Recognising Palestinian statehood is largely symbolic – but symbols are powerful
Over the past few days, the leaders of France, Canada and the UK have all announced their intention to recognise Palestine as a state at the next UN General Assembly (Unga) in September. All declared that they would use this diplomatic mechanism as a way of forcing a ceasefire in Gaza. Their announcements made global headlines but what will such recognition actually change? In the short-term, not much. Palestine will be able to send an ambassador to the three countries, though it has already been sending heads of mission (roughly the same thing) for many years. Nor are these pronouncements exactly breaking new ground: 147 out of 193 UN members already recognise a Palestinian state. Among European governments, Spain, Ireland and Norway made a joint declaration to do so last year.
But numbers aren’t everything. Any of the five permanent members of the UN Security Council can veto a country’s full membership of the UN. China can thus block Taiwan, which has official diplomatic relations with 12 countries, though it has thriving economic relations with many more. Russia can block Kosovo, which is recognised by 110 countries, including many in Europe. And the US can – and will – block Palestine.

Even in terms of Palestine’s current “observer” status, more votes will not change the basics. The territory of South Ossetia, for example, has been recognised by a lonely gang of five – Russia, Nicaragua, Venezuela, Syria and the Pacific island of Nauru. Nothing about South Ossetia’s status would change if another 20 governments were suddenly to jump in on Moscow’s behalf. Palestine, too, will gain no new voting powers, even as more countries recognise its statehood.
The furious response from Israel’s prime minister, Benjamin Netanyahu, who accused the UK’s Keir Starmer of “appeasing terrorists”, is a reminder that even symbolic declarations have power. And Netanyahu knows better than most that apparently arcane developments can have real-world implications.

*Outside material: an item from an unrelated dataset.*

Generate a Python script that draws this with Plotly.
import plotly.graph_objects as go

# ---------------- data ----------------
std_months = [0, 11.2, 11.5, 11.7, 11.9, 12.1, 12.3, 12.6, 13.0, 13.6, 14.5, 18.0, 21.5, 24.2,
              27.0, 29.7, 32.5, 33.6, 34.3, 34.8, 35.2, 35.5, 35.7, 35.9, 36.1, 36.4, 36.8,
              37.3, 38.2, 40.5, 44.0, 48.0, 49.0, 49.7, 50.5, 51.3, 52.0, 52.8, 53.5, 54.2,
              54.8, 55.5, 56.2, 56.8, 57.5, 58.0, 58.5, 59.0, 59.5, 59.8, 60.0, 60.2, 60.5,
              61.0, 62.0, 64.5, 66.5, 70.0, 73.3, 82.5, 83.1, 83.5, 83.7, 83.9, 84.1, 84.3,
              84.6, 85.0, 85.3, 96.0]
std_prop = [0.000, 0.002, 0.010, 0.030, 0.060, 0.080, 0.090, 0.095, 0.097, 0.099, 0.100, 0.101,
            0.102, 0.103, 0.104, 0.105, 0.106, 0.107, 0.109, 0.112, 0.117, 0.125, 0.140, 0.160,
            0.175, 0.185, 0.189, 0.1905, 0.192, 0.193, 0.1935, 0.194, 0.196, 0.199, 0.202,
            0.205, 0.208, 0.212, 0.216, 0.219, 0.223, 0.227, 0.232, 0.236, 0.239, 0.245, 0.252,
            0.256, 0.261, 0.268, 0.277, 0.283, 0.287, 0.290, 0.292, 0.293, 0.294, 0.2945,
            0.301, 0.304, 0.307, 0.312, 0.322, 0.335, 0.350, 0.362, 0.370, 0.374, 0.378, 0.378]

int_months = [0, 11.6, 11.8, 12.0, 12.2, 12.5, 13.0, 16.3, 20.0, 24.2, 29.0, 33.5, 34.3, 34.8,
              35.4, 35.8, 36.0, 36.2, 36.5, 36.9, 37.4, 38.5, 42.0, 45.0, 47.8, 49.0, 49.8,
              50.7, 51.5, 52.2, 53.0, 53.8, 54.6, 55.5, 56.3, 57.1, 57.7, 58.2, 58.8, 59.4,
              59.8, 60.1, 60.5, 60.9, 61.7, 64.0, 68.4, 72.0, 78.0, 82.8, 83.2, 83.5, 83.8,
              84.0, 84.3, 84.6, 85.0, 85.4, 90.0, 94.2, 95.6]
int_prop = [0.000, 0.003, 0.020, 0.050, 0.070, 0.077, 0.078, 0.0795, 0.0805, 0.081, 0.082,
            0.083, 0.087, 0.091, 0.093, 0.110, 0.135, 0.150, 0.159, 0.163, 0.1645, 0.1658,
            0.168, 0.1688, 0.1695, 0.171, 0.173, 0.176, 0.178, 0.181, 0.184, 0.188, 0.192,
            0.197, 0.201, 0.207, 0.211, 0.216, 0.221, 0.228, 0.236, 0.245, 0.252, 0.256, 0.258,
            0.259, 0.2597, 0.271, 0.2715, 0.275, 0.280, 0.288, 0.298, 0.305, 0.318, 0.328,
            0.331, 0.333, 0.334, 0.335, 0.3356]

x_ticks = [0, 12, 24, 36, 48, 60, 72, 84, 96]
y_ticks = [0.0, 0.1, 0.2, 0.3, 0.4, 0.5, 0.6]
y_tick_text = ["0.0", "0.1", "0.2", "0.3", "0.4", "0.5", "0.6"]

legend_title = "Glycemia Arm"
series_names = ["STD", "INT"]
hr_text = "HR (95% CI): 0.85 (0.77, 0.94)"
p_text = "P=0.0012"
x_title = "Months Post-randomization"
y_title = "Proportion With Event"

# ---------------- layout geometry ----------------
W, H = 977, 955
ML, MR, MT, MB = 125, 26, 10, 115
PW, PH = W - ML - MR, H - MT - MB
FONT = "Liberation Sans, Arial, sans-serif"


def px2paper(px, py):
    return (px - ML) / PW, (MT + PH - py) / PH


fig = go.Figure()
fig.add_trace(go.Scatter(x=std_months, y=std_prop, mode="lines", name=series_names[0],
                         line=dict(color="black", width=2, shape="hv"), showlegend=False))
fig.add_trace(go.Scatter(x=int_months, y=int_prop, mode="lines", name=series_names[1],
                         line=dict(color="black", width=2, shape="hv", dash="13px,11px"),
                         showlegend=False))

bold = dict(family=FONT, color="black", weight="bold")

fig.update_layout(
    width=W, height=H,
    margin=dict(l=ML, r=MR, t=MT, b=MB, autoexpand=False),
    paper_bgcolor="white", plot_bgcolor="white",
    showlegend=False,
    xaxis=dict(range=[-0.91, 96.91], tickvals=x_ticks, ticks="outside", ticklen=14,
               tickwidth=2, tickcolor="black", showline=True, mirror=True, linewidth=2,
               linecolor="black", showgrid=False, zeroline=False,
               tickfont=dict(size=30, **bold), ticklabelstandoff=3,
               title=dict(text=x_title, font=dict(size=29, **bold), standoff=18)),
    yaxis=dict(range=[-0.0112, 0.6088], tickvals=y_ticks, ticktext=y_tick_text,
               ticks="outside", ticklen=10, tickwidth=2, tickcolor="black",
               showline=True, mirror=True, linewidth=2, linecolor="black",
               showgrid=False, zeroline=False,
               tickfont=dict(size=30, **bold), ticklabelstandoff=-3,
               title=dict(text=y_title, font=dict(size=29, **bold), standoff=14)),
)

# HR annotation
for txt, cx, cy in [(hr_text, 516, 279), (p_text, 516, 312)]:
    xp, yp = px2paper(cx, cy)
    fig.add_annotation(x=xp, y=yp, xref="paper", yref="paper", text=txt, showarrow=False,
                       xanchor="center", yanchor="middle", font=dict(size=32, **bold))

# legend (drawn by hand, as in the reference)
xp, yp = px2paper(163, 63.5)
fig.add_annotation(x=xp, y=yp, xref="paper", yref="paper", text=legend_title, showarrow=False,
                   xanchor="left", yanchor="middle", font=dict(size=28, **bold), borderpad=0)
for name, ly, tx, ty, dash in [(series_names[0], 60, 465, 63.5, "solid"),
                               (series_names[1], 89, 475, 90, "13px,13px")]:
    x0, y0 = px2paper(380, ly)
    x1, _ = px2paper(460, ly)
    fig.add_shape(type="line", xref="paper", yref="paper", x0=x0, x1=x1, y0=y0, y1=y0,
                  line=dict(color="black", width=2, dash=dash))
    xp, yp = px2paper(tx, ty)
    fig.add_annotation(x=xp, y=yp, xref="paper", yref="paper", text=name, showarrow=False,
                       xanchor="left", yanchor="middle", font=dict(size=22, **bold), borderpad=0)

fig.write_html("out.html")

In 2012, Unga voted to upgrade Palestine from “non-member observer entity” to “non-member observer state”. That might sound like an empty distinction worthy only of satire – but the tweak paved the way for historic developments. As a direct result of that change, the International Criminal Court (ICC) accepted Palestine’s request, which it had previously rebuffed, to open an investigation into alleged crimes in Gaza. In 2024, a panel of ICC judges authorised an arrest warrant for Netanyahu and his then-defence minister, Yoav Gallant, as well as for Hamas leaders in connection with the atrocities of 7 October 2023. Like his fellow indictee, Vladimir Putin, Netanyahu must curb his travel plans for fear of arrest. None of that would have happened without the institutional tweak made a little more than a decade earlier.
Theoretically, the latest announcements carry no more weight than existing recognitions by the majority of UN member states. Still, symbolism matters. France, Canada and the UK are traditionally staunch allies of Israel. They have been eager not to put Netanyahu under pressure, even as the bombing and starvation in Gaza worsened and civilian deaths multiplied. The UK insisted that recognition must come later as part of a two-state solution and peace process. Netanyahu’s defiance means that logic is no longer sustainable. Australia and others have indicated that they could follow up with declarations of their own. The US president will continue to defend Israel’s actions but the latest diplomatic declarations mean the country’s global isolation is now undeniable – and that will have consequences, too.